Lee Pulaski, lpulaski@shawanoleader.com
Shawano County finally has a revised employee and administrative handbook, more than two and a half years after the state enacted Act 10, which stripped most collective bargaining rights from the public employee unions.
The County Board voted 15-9 Wednesday, with three supervisors absent, to adopt the handbook. The board had rejected the first revision with a 13-13 vote in September. Many of the supervisors at that time found the handbook’s wording to be unfriendly and even harsh toward employees.
Since then, the Administrative Committee met with county department heads and made enough changes to bring the handbook to the board for another vote. By board rules, the same issue cannot be brought back to the board for another vote until significant time has passed or significant changes have been made.
Andy Phillips, a consultant with Phillips Borowski in Mequon, which worked with the county on the handbook, told the board Wednesday that the handbook has received a thorough review.
“This has been through the committee process. This has been through various channels and various people, and I think it’s safe to say that it’s been fully vetted by many, many people within the county,” Phillips said.

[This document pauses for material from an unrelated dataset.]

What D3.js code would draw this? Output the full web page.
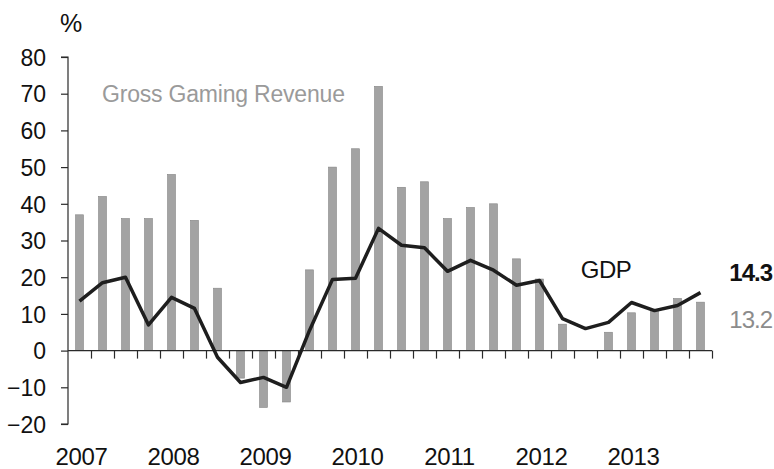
<!DOCTYPE html>
<html>
<head>
<meta charset="utf-8">
<script src="https://cdn.jsdelivr.net/npm/d3@7"></script>
<style>
  html, body { margin: 0; padding: 0; background: #fff; }
  text { font-family: "Liberation Sans", Arial, sans-serif; }
</style>
</head>
<body>
<svg id="chart" width="774" height="469"></svg>
<script>
// Quarters 2007Q1 .. 2013Q4
const years = ["2007", "2008", "2009", "2010", "2011", "2012", "2013"];
const quarters = years.flatMap(y => ["Q1", "Q2", "Q3", "Q4"].map(q => y + q));

// Gross Gaming Revenue, % y/y (bars)
const ggr = [37, 42, 36, 36, 48, 35.5, 17, -7.5,
             -15.5, -14, 22, 50, 55, 72, 44.5, 46,
             36, 39, 40, 25, 19.5, 7.2, 0, 5,
             10.3, 11, 14.2, 13.2];

// GDP, % y/y (line)
const gdp = [13.5, 18.5, 20, 7, 14.5, 11.5, -1.8, -8.7,
             -7.3, -10, 5.5, 19.4, 19.7, 33.3, 28.7, 28,
             21.6, 24.6, 21.9, 17.8, 19.1, 8.7, 6, 7.7,
             13.1, 10.9, 12.3, 15.8];

const yTicks = [-20, -10, 0, 10, 20, 30, 40, 50, 60, 70, 80];

const svg = d3.select("#chart");

const x = d3.scaleBand().domain(quarters).range([68, 712]);
const xLin = d3.scaleLinear().domain([0, quarters.length]).range([68, 712]);
const y = d3.scaleLinear().domain([-20, 80]).range([424, 57]);

const ink = "#2a2a2a";

// Bars
const barW = 8;
svg.append("g").selectAll("rect").data(ggr).join("rect")
  .attr("x", (d, i) => x(quarters[i]) + x.bandwidth() / 2 - barW / 2)
  .attr("y", d => y(Math.max(0, d)))
  .attr("width", barW)
  .attr("height", d => Math.abs(y(d) - y(0)))
  .attr("fill", "#a3a3a3")
  .attr("stroke", "#858585")
  .attr("stroke-width", 0.6);

// Y axis
const yAxis = svg.append("g")
  .attr("transform", `translate(68,0)`)
  .call(d3.axisLeft(y).tickValues(yTicks).tickSize(7).tickPadding(15).tickFormat(d3.format("d")));
yAxis.select(".domain").attr("stroke", ink).attr("stroke-width", 1.2).attr("d", `M-7,${y(80)}H0V${y(-20)}H-7`);
yAxis.selectAll(".tick line").attr("stroke", ink).attr("stroke-width", 1.2);
yAxis.selectAll(".tick text")
  .attr("fill", "#111")
  .style("font-size", "23px")
  .attr("dy", "0.36em");

// X axis at zero with quarter ticks
const xAxis = svg.append("g")
  .attr("transform", `translate(0,${y(0)})`)
  .call(d3.axisBottom(xLin).tickValues(d3.range(1, quarters.length + 1)).tickSize(8).tickFormat(""));
xAxis.select(".domain").attr("stroke", ink).attr("stroke-width", 1.2).attr("d", `M68,0H712`);
xAxis.selectAll(".tick line").attr("stroke", ink).attr("stroke-width", 1.2);

// Year labels
svg.append("g").selectAll("text").data(years).join("text")
  .attr("x", d => x(d + "Q1") + x.bandwidth() / 2 + 2)
  .attr("y", 465)
  .attr("text-anchor", "middle")
  .attr("fill", "#111")
  .style("font-size", "24px")
  .style("letter-spacing", "-0.3px")
  .text(d => d);

// GDP line
const line = d3.line()
  .x((d, i) => x(quarters[i]) + x.bandwidth() / 2)
  .y(d => y(d));
svg.append("path")
  .datum(gdp)
  .attr("d", line)
  .attr("fill", "none")
  .attr("stroke", "#1e1e1e")
  .attr("stroke-width", 3.5)
  .attr("stroke-linejoin", "round");

// Labels
svg.append("text").attr("x", 71).attr("y", 32).attr("text-anchor", "middle")
  .attr("fill", "#111").style("font-size", "25px").text("%");

svg.append("text").attr("x", 102).attr("y", 102)
  .attr("fill", "#9a9a9a").style("font-size", "23px").style("letter-spacing", "-0.2px")
  .text("Gross Gaming Revenue");

svg.append("text").attr("x", 606).attr("y", 278).attr("text-anchor", "middle")
  .attr("fill", "#111").style("font-size", "24px").style("letter-spacing", "-0.5px")
  .text("GDP");

svg.append("text").attr("x", 772).attr("y", 281).attr("text-anchor", "end")
  .attr("fill", "#111").style("font-size", "24px").style("font-weight", "bold").style("letter-spacing", "-1px")
  .text("14.3");

svg.append("text").attr("x", 772).attr("y", 328).attr("text-anchor", "end")
  .attr("fill", "#8c8c8c").style("font-size", "24px").style("letter-spacing", "-1px")
  .text("13.2");
</script>
</body>
</html>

After Act 10 was enacted in 2011, the county developed a Transition Committee to review the handbook and make changes to incorporate issues previously covered by union contracts.
The handbook will take effect March 3, which gives the Finance Department time to make changes to the payroll process.
Phillips pointed out that the handbook should continue to be revised.
“You can pass any manual, but if you put it on a shelf, it doesn’t do you any good,” Phillips said.
Supervisor Gene Hoppe, chairman for the Administrative Committee, was one of the most vocal proponents of a revised employee handbook.
“It’s very instrumental that we get this passed. We need it,” Hoppe said. “If we care about the county, I think we have to pass it.”
The changes added by the Administrative Committee included language about providing holiday pay (1 1/2 times) to corrections officers and dispatchers working on holidays.
Also added was wording about allowing department heads to administer discipline to employees except for major infractions such as theft and fraud, which would be handled by the Administration Department.